- **Dataset rows**
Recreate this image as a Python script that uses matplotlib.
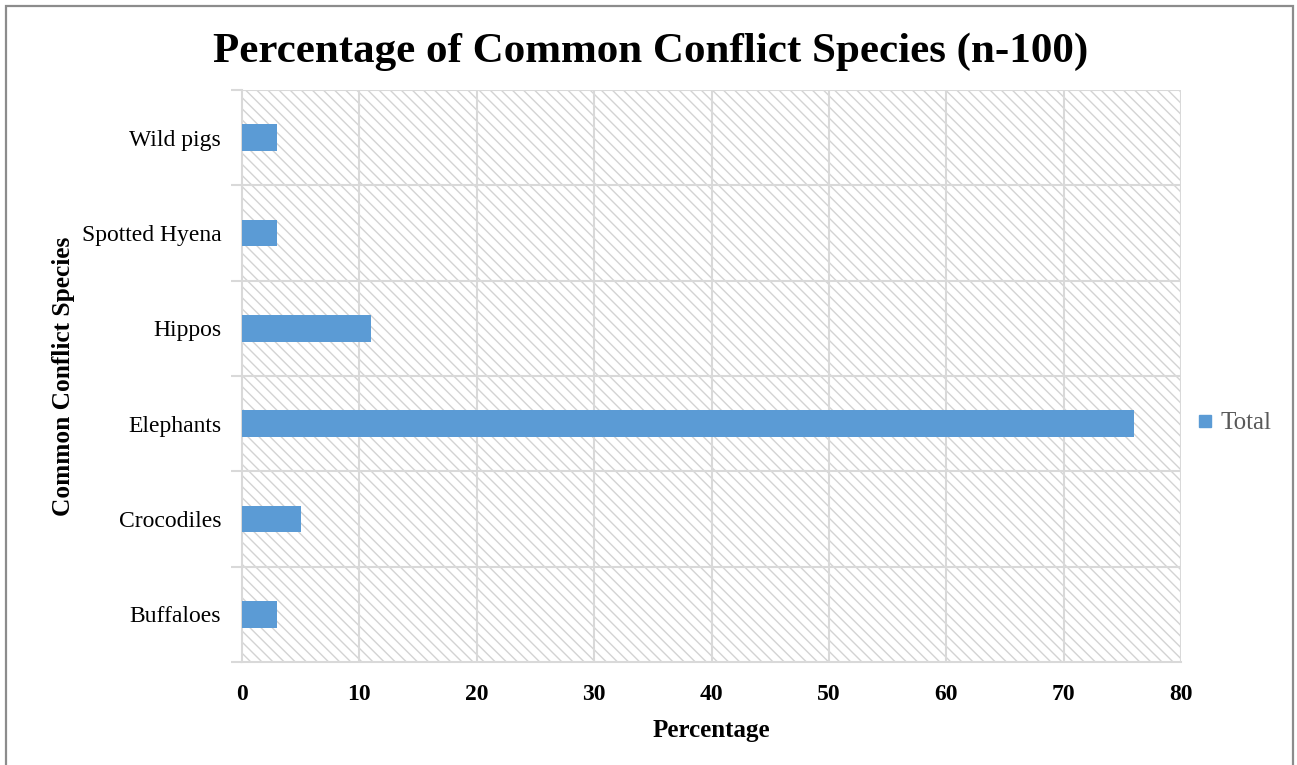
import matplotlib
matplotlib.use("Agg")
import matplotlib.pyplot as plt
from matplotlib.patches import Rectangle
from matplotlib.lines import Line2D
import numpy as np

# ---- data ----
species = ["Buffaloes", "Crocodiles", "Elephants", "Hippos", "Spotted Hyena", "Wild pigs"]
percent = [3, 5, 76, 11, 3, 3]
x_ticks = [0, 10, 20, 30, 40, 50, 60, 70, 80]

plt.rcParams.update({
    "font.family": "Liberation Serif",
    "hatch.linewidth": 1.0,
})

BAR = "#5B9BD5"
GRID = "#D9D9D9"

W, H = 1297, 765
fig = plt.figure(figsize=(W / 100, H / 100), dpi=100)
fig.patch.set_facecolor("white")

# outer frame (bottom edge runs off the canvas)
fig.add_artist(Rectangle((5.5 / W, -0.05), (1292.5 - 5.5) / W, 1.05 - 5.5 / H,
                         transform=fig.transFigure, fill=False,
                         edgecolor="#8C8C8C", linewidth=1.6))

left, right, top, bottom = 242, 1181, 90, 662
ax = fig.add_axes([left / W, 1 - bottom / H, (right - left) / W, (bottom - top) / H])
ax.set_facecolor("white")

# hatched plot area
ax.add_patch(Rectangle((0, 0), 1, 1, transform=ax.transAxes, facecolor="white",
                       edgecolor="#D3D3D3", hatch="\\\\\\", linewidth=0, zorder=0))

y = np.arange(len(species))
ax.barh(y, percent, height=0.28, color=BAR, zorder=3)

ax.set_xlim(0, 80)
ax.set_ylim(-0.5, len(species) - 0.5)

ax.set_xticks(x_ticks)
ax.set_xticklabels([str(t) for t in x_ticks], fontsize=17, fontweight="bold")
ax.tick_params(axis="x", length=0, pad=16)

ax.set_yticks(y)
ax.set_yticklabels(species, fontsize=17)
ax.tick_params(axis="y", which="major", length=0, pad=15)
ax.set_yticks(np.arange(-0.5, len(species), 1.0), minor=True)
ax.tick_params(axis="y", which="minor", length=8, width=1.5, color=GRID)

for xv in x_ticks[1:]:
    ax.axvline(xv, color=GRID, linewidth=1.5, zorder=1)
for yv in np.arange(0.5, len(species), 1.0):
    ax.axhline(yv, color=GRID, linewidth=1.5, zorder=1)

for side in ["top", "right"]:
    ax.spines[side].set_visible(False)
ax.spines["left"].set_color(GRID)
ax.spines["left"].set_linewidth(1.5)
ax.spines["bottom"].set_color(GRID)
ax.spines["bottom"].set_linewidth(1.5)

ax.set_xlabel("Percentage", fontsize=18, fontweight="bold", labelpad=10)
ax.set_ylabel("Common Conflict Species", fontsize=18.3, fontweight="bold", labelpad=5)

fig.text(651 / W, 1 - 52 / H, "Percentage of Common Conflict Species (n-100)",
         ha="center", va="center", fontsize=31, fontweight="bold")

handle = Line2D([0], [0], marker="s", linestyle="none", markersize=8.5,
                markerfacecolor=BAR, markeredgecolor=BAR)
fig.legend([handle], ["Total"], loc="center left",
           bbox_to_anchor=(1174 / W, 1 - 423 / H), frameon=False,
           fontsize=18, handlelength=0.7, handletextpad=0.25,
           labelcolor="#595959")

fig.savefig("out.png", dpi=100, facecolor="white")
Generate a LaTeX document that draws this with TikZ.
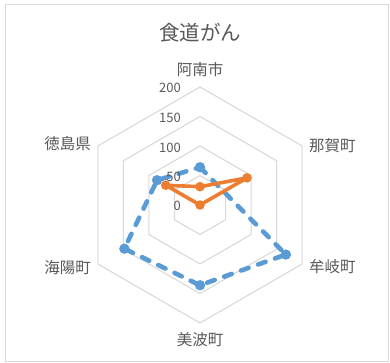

- **The task**
Leave the pictures out, and transcribe each of the records exactly.

- **Response**
Recreate this image as a Python script that uses matplotlib.
import matplotlib
matplotlib.use("Agg")
import matplotlib.pyplot as plt
from matplotlib.patches import Rectangle
from matplotlib.lines import Line2D
import numpy as np

# ---- data ----
species = ["Buffaloes", "Crocodiles", "Elephants", "Hippos", "Spotted Hyena", "Wild pigs"]
percent = [3, 5, 76, 11, 3, 3]
x_ticks = [0, 10, 20, 30, 40, 50, 60, 70, 80]

plt.rcParams.update({
    "font.family": "Liberation Serif",
    "hatch.linewidth": 1.0,
})

BAR = "#5B9BD5"
GRID = "#D9D9D9"

W, H = 1297, 765
fig = plt.figure(figsize=(W / 100, H / 100), dpi=100)
fig.patch.set_facecolor("white")

# outer frame (bottom edge runs off the canvas)
fig.add_artist(Rectangle((5.5 / W, -0.05), (1292.5 - 5.5) / W, 1.05 - 5.5 / H,
                         transform=fig.transFigure, fill=False,
                         edgecolor="#8C8C8C", linewidth=1.6))

left, right, top, bottom = 242, 1181, 90, 662
ax = fig.add_axes([left / W, 1 - bottom / H, (right - left) / W, (bottom - top) / H])
ax.set_facecolor("white")

# hatched plot area
ax.add_patch(Rectangle((0, 0), 1, 1, transform=ax.transAxes, facecolor="white",
                       edgecolor="#D3D3D3", hatch="\\\\\\", linewidth=0, zorder=0))

y = np.arange(len(species))
ax.barh(y, percent, height=0.28, color=BAR, zorder=3)

ax.set_xlim(0, 80)
ax.set_ylim(-0.5, len(species) - 0.5)

ax.set_xticks(x_ticks)
ax.set_xticklabels([str(t) for t in x_ticks], fontsize=17, fontweight="bold")
ax.tick_params(axis="x", length=0, pad=16)

ax.set_yticks(y)
ax.set_yticklabels(species, fontsize=17)
ax.tick_params(axis="y", which="major", length=0, pad=15)
ax.set_yticks(np.arange(-0.5, len(species), 1.0), minor=True)
ax.tick_params(axis="y", which="minor", length=8, width=1.5, color=GRID)

for xv in x_ticks[1:]:
    ax.axvline(xv, color=GRID, linewidth=1.5, zorder=1)
for yv in np.arange(0.5, len(species), 1.0):
    ax.axhline(yv, color=GRID, linewidth=1.5, zorder=1)

for side in ["top", "right"]:
    ax.spines[side].set_visible(False)
ax.spines["left"].set_color(GRID)
ax.spines["left"].set_linewidth(1.5)
ax.spines["bottom"].set_color(GRID)
ax.spines["bottom"].set_linewidth(1.5)

ax.set_xlabel("Percentage", fontsize=18, fontweight="bold", labelpad=10)
ax.set_ylabel("Common Conflict Species", fontsize=18.3, fontweight="bold", labelpad=5)

fig.text(651 / W, 1 - 52 / H, "Percentage of Common Conflict Species (n-100)",
         ha="center", va="center", fontsize=31, fontweight="bold")

handle = Line2D([0], [0], marker="s", linestyle="none", markersize=8.5,
                markerfacecolor=BAR, markeredgecolor=BAR)
fig.legend([handle], ["Total"], loc="center left",
           bbox_to_anchor=(1174 / W, 1 - 423 / H), frameon=False,
           fontsize=18, handlelength=0.7, handletextpad=0.25,
           labelcolor="#595959")

fig.savefig("out.png", dpi=100, facecolor="white")
Generate a LaTeX document that draws this with TikZ.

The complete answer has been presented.